- [INSTRUCTIONS TO FOLLOW]:
Provide an exact copy of the data, excluding the images.

━━━━━━━━━━━━━━━━━━━━

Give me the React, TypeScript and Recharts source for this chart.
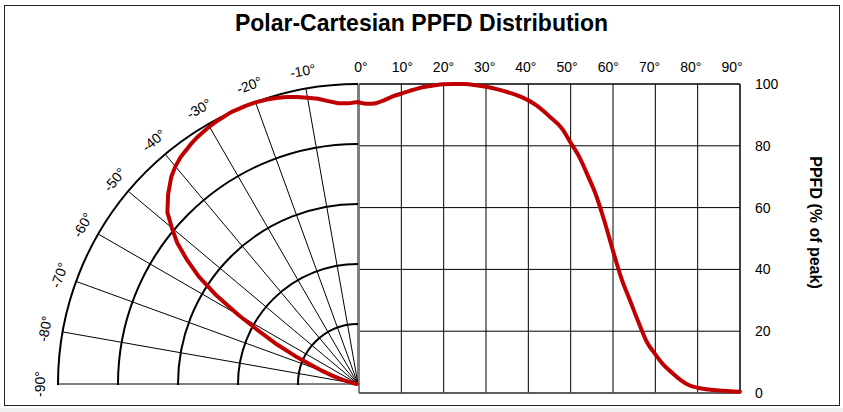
import React from 'react';
import {
  LineChart, Line, XAxis, YAxis, CartesianGrid, ReferenceLine,
  RadarChart, Radar, PolarGrid, PolarAngleAxis, PolarRadiusAxis,
} from 'recharts';

// PPFD (% of peak) vs. angle from vertical
const angles = [0, 2, 4, 6, 8, 10, 12, 14, 16, 18, 20, 22, 25, 28, 30, 33, 35, 38, 40, 42, 45, 48, 50, 52, 54, 56, 58, 60, 62, 64, 66, 68, 70, 72, 74, 76, 78, 80, 82, 85, 90];
const ppfd = [94, 93.6, 93.8, 94.8, 96, 96.9, 97.8, 98.6, 99.2, 99.6, 99.9, 100, 100, 99.5, 99.1, 98.2, 97.4, 96, 94.7, 93, 89.5, 85.5, 81, 76.5, 70.5, 64, 55.5, 46, 37, 30, 23, 16.5, 12.5, 9, 6.5, 4.2, 2.5, 1.7, 1.2, 0.8, 0.4];

const angleTicks = [0, 10, 20, 30, 40, 50, 60, 70, 80, 90];
const valueTicks = [0, 20, 40, 60, 80, 100];

const FONT = '"Liberation Sans", Arial, Helvetica, sans-serif';
const RED = '#c00000';

const cartData = angles.map((a, i) => ({ angle: a, ppfd: ppfd[i] }));
// same profile mirrored to the left half; walked out and back so the
// radar polygon closes on itself instead of cutting across the plot
const polarOut = angles.map((a, i) => ({ angle: -a, ppfd: ppfd[i] }));
const polarData = [...polarOut, ...polarOut.slice().reverse()];

const polarProps = {
  cx: 358,
  cy: 384,
  innerRadius: 0,
  outerRadius: 300,
  startAngle: 180,
  endAngle: 90,
  margin: { top: 0, right: 0, bottom: 0, left: 0 },
};

function NoTick() {
  return <g />;
}

function PolarTick(props: any) {
  const { x, y, payload } = props;
  if (payload.value === 0) return <g />;
  return (
    <text
      x={x}
      y={y}
      transform={`rotate(${payload.value}, ${x}, ${y})`}
      textAnchor="middle"
      dominantBaseline="central"
      fontSize={14}
      fontFamily={FONT}
      fill="#000"
    >
      {`${payload.value}°`}
    </text>
  );
}

export default function App() {
  const abs = { position: 'absolute' as const, left: 0, top: 0 };
  return (
    <div style={{ ...abs, width: 843, height: 412, background: '#fff', fontFamily: FONT }}>
      {/* frame */}
      <div style={{ position: 'absolute', left: 4, top: 5, width: 836, height: 401, boxSizing: 'border-box', border: '1px solid #222' }} />
      <div style={{ position: 'absolute', left: 0, top: 408, width: 843, height: 4, background: '#efefef' }} />

      <div style={{ position: 'absolute', left: 0, top: 10, width: 843, textAlign: 'center', fontSize: 23, fontWeight: 'bold', color: '#000' }}>
        Polar-Cartesian PPFD Distribution
      </div>

      {/* polar grid, clipped to the upper-left quadrant */}
      <div style={{ ...abs, width: 358, height: 385, overflow: 'hidden' }}>
        <RadarChart width={358} height={385} data={polarData} {...polarProps}>
          <PolarAngleAxis dataKey="angle" type="number" domain={[-90, 0]} tickCount={10} tick={<NoTick />} axisLine={false} tickLine={false} />
          <PolarRadiusAxis domain={[0, 100]} tickCount={6} tick={<NoTick />} axisLine={false} />
          <PolarGrid gridType="circle" radialLines={false} stroke="#000" strokeWidth={2} />
          <PolarGrid gridType="circle" polarRadius={[]} stroke="#000" strokeWidth={1} />
          <Radar dataKey="ppfd" stroke="none" fill="none" isAnimationActive={false} />
        </RadarChart>
      </div>

      {/* cartesian half */}
      <div style={abs}>
        <LineChart width={843} height={412} data={cartData} margin={{ top: 54, right: 43, bottom: 19, left: 359 }}>
          <XAxis xAxisId={0} dataKey="angle" type="number" domain={[0, 90]} ticks={angleTicks} hide />
          <XAxis
            xAxisId="lab"
            dataKey="angle"
            type="number"
            orientation="top"
            height={30}
            domain={[0, 90]}
            ticks={angleTicks}
            padding={{ left: 2, right: 8 }}
            tickFormatter={(v: number) => `${v}°`}
            tickLine={false}
            axisLine={false}
            tickMargin={6}
            tick={{ fill: '#000', fontSize: 14, fontFamily: FONT }}
          />
          <YAxis
            orientation="right"
            width={60}
            domain={[0, 100]}
            ticks={valueTicks}
            tickLine={false}
            axisLine={false}
            tickMargin={9}
            tick={{ fill: '#000', fontSize: 14, fontFamily: FONT }}
            label={{ value: 'PPFD (% of peak)', angle: 90, position: 'center', dx: 46, dy: -16, fill: '#000', fontSize: 16, fontWeight: 'bold', fontFamily: FONT }}
          />
          <CartesianGrid stroke="#000" strokeWidth={1} />
          <ReferenceLine x={90} stroke="#000" strokeWidth={1} />
          <ReferenceLine y={100} stroke="#000" strokeWidth={1} />
          <ReferenceLine x={0} stroke="#808080" strokeWidth={1.5} />
          <ReferenceLine y={0} stroke="#555" strokeWidth={1.5} />
          <Line type="monotone" dataKey="ppfd" stroke={RED} strokeWidth={4} strokeLinecap="round" dot={false} isAnimationActive={false} />
        </LineChart>
      </div>

      {/* polar labels and curve */}
      <div style={abs}>
        <RadarChart width={843} height={412} data={polarData} {...polarProps}>
          <PolarAngleAxis dataKey="angle" type="number" domain={[-90, 0]} tickCount={10} tick={<PolarTick />} tickSize={18} axisLine={false} tickLine={false} />
          <PolarRadiusAxis domain={[0, 100]} tickCount={6} tick={false} axisLine={false} />
          <Radar dataKey="ppfd" stroke={RED} strokeWidth={4} strokeLinecap="round" strokeLinejoin="round" fill="none" fillOpacity={0} dot={false} isAnimationActive={false} />
        </RadarChart>
      </div>
    </div>
  );
}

━━━━━━━━━━━━━━━━━━━━

- [RESULT FOR THIS TASK]:
Give me the React, TypeScript and Recharts source for this chart.
import React from 'react';
import {
  LineChart, Line, XAxis, YAxis, CartesianGrid, ReferenceLine,
  RadarChart, Radar, PolarGrid, PolarAngleAxis, PolarRadiusAxis,
} from 'recharts';

// PPFD (% of peak) vs. angle from vertical
const angles = [0, 2, 4, 6, 8, 10, 12, 14, 16, 18, 20, 22, 25, 28, 30, 33, 35, 38, 40, 42, 45, 48, 50, 52, 54, 56, 58, 60, 62, 64, 66, 68, 70, 72, 74, 76, 78, 80, 82, 85, 90];
const ppfd = [94, 93.6, 93.8, 94.8, 96, 96.9, 97.8, 98.6, 99.2, 99.6, 99.9, 100, 100, 99.5, 99.1, 98.2, 97.4, 96, 94.7, 93, 89.5, 85.5, 81, 76.5, 70.5, 64, 55.5, 46, 37, 30, 23, 16.5, 12.5, 9, 6.5, 4.2, 2.5, 1.7, 1.2, 0.8, 0.4];

const angleTicks = [0, 10, 20, 30, 40, 50, 60, 70, 80, 90];
const valueTicks = [0, 20, 40, 60, 80, 100];

const FONT = '"Liberation Sans", Arial, Helvetica, sans-serif';
const RED = '#c00000';

const cartData = angles.map((a, i) => ({ angle: a, ppfd: ppfd[i] }));
// same profile mirrored to the left half; walked out and back so the
// radar polygon closes on itself instead of cutting across the plot
const polarOut = angles.map((a, i) => ({ angle: -a, ppfd: ppfd[i] }));
const polarData = [...polarOut, ...polarOut.slice().reverse()];

const polarProps = {
  cx: 358,
  cy: 384,
  innerRadius: 0,
  outerRadius: 300,
  startAngle: 180,
  endAngle: 90,
  margin: { top: 0, right: 0, bottom: 0, left: 0 },
};

function NoTick() {
  return <g />;
}

function PolarTick(props: any) {
  const { x, y, payload } = props;
  if (payload.value === 0) return <g />;
  return (
    <text
      x={x}
      y={y}
      transform={`rotate(${payload.value}, ${x}, ${y})`}
      textAnchor="middle"
      dominantBaseline="central"
      fontSize={14}
      fontFamily={FONT}
      fill="#000"
    >
      {`${payload.value}°`}
    </text>
  );
}

export default function App() {
  const abs = { position: 'absolute' as const, left: 0, top: 0 };
  return (
    <div style={{ ...abs, width: 843, height: 412, background: '#fff', fontFamily: FONT }}>
      {/* frame */}
      <div style={{ position: 'absolute', left: 4, top: 5, width: 836, height: 401, boxSizing: 'border-box', border: '1px solid #222' }} />
      <div style={{ position: 'absolute', left: 0, top: 408, width: 843, height: 4, background: '#efefef' }} />

      <div style={{ position: 'absolute', left: 0, top: 10, width: 843, textAlign: 'center', fontSize: 23, fontWeight: 'bold', color: '#000' }}>
        Polar-Cartesian PPFD Distribution
      </div>

      {/* polar grid, clipped to the upper-left quadrant */}
      <div style={{ ...abs, width: 358, height: 385, overflow: 'hidden' }}>
        <RadarChart width={358} height={385} data={polarData} {...polarProps}>
          <PolarAngleAxis dataKey="angle" type="number" domain={[-90, 0]} tickCount={10} tick={<NoTick />} axisLine={false} tickLine={false} />
          <PolarRadiusAxis domain={[0, 100]} tickCount={6} tick={<NoTick />} axisLine={false} />
          <PolarGrid gridType="circle" radialLines={false} stroke="#000" strokeWidth={2} />
          <PolarGrid gridType="circle" polarRadius={[]} stroke="#000" strokeWidth={1} />
          <Radar dataKey="ppfd" stroke="none" fill="none" isAnimationActive={false} />
        </RadarChart>
      </div>

      {/* cartesian half */}
      <div style={abs}>
        <LineChart width={843} height={412} data={cartData} margin={{ top: 54, right: 43, bottom: 19, left: 359 }}>
          <XAxis xAxisId={0} dataKey="angle" type="number" domain={[0, 90]} ticks={angleTicks} hide />
          <XAxis
            xAxisId="lab"
            dataKey="angle"
            type="number"
            orientation="top"
            height={30}
            domain={[0, 90]}
            ticks={angleTicks}
            padding={{ left: 2, right: 8 }}
            tickFormatter={(v: number) => `${v}°`}
            tickLine={false}
            axisLine={false}
            tickMargin={6}
            tick={{ fill: '#000', fontSize: 14, fontFamily: FONT }}
          />
          <YAxis
            orientation="right"
            width={60}
            domain={[0, 100]}
            ticks={valueTicks}
            tickLine={false}
            axisLine={false}
            tickMargin={9}
            tick={{ fill: '#000', fontSize: 14, fontFamily: FONT }}
            label={{ value: 'PPFD (% of peak)', angle: 90, position: 'center', dx: 46, dy: -16, fill: '#000', fontSize: 16, fontWeight: 'bold', fontFamily: FONT }}
          />
          <CartesianGrid stroke="#000" strokeWidth={1} />
          <ReferenceLine x={90} stroke="#000" strokeWidth={1} />
          <ReferenceLine y={100} stroke="#000" strokeWidth={1} />
          <ReferenceLine x={0} stroke="#808080" strokeWidth={1.5} />
          <ReferenceLine y={0} stroke="#555" strokeWidth={1.5} />
          <Line type="monotone" dataKey="ppfd" stroke={RED} strokeWidth={4} strokeLinecap="round" dot={false} isAnimationActive={false} />
        </LineChart>
      </div>

      {/* polar labels and curve */}
      <div style={abs}>
        <RadarChart width={843} height={412} data={polarData} {...polarProps}>
          <PolarAngleAxis dataKey="angle" type="number" domain={[-90, 0]} tickCount={10} tick={<PolarTick />} tickSize={18} axisLine={false} tickLine={false} />
          <PolarRadiusAxis domain={[0, 100]} tickCount={6} tick={false} axisLine={false} />
          <Radar dataKey="ppfd" stroke={RED} strokeWidth={4} strokeLinecap="round" strokeLinejoin="round" fill="none" fillOpacity={0} dot={false} isAnimationActive={false} />
        </RadarChart>
      </div>
    </div>
  );
}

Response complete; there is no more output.